- Written by: Israel Horovitz
- Original language: English
- Genre: One-act play • Theatre of the Absurd

Premiere
- Date premiered: November 11, 1967
- Place premiered: La MaMa New York City

= Line (play) =

1967 one-act play by Israel Horovitz

Line is a 1967 one-act play by Israel Horovitz, his first play produced. It is an absurdist drama about 5 people waiting in line for an event (what event it is, is never made clear—several of the characters' stated expectations contradict the others). Each of the characters uses their wiles in an attempt to be first in line, getting more and more vicious as the play continues.

A revival of Line is the longest-running Off-Off-Broadway show on the boards, having played continuously at the 13th Street Repertory Theatre from 1974 to 2018. After 43 years of the revival (the original production opened at LaMama in 1967), the show closed January 1, 2018 at the 13th Rep in a production directed by Jay Michaels and produced by Mary Elizabeth Micari.

==Characters==
- Fleming - A baseball fan, he has been waiting all night at the front of the line (apparently for tickets to a baseball game). He is rather slow-witted and easily manipulated out of first place.
- Stephen - A young handsome man who looks like James Dean (according to Molly). He is an obsessive fan of Mozart. He is very verbal and confuses people (especially Fleming) with doubletalk.
- Molly - The lone female of the piece, a voluptuous woman. She uses her sexuality to lure the men out of the front spot. This is stylized by her dancing and singing with each man.
- Dolan - A philosopher who only looks out for himself. He puts forth his "Underdog" theory- when you're under the dog, that's the easiest time to kick him in the balls.
- Arnall - Molly's cuckold husband. A milquetoast who is afraid of germs. The one time in the play he actually gets to the front of the line, he abdicates in favor of another so he won't be hurt. He claims his parents and grandmother made up his name because they couldn't decide whether to name him ARthur, NAthan, or LLoyd.

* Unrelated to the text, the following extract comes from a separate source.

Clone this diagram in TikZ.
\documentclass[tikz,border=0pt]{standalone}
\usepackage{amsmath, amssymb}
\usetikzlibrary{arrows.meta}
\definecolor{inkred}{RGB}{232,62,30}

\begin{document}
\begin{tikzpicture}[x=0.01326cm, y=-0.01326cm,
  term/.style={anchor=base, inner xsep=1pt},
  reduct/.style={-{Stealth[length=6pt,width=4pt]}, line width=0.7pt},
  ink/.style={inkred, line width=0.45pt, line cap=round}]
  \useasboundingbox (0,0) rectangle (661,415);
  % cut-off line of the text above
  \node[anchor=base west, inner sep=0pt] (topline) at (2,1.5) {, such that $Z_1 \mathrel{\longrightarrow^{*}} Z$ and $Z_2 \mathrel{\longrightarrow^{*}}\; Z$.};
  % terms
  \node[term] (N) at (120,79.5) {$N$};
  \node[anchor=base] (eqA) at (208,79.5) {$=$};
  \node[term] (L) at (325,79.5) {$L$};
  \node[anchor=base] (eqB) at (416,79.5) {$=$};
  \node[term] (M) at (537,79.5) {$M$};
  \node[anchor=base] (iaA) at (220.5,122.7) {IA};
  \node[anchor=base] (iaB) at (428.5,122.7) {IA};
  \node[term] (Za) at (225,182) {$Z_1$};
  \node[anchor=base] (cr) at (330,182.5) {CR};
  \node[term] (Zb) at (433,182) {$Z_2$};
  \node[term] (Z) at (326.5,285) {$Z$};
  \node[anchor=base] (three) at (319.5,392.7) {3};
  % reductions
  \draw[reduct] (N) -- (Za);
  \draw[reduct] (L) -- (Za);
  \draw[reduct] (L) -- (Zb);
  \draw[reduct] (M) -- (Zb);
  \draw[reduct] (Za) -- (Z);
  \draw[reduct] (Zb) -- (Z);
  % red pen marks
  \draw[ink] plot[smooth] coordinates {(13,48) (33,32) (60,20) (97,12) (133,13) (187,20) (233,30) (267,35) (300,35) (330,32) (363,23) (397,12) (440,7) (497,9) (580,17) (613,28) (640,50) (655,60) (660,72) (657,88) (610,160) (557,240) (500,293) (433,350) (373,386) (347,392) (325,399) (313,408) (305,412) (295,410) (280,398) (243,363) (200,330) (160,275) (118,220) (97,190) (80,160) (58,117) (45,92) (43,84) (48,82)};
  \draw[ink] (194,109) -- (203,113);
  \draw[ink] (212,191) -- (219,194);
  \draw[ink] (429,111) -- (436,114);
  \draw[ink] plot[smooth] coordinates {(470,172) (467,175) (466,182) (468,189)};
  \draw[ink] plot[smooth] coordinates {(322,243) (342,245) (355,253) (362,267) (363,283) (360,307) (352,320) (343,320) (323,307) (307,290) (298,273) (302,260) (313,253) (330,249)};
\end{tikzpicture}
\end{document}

== Notable former cast members ==
- Stephen - Liche Ariza / Richard Dreyfuss / Jonathan Harper Schlieman / Ben Davis / Michael Mercandetti / Emmanuel Todorow / Jason Rosette / Darin Guerasio / Gavin Walker Smith/ Kyle Cassady / Cory Moreno / Gary Clare
- Molly - Eloise Ayala / Ruthellen Cheney / Amy Hoerler / Duvall O'Steen / Deidre Schweisow / Sarah Wolfman-Robichaud / Jennifer Johnson / Naheed Khan / Heather Knox / Therese Fretwell / Hella Bel / Lowrie Fawley / Giulia Martinelli
- Arnall - Kevin Herbst / Travis Pappy / Timothy J. Cox / Roy Aaron / Gavin Walker Smith / Blake Catherwood / Neil Feigeles / Dirk Burns / Eric Paterniani / Freddie Stevens / Trip Collins / Mark Koenig / Steven F. Samuelian
- Fleming - Joe Wortman / Brian Lang / Chazz Palminteri / Jeremy Rosen / Patrick Maloney/ David Cochrane / E Gavin Walker Smith / Kristian Leavy / Brad Holbrook / Jose Antonio / Nick Luna / Jeffrey Hahn/ Ed Crane
- Dolan - John Cazale / Christopher Meloni / Reinhard Lentes / David Cochrane / Nixon Cesar / John Palotta / Gavin Walker Smith / Timothy J. Cox / Kenneth McKenzie / Tom O'Neil / Jose Antonio / Mikal Saint George / Alex Falcao /John Fitzgerald/ Greg Vorob

===Cast notes===
- Playwright Israel Horovitz appeared as Stephen in the first production of the play at La MaMa Experimental Theatre Club, when another actor had to drop out at the last minute.
- This was Richard Dreyfuss' first play as an actor.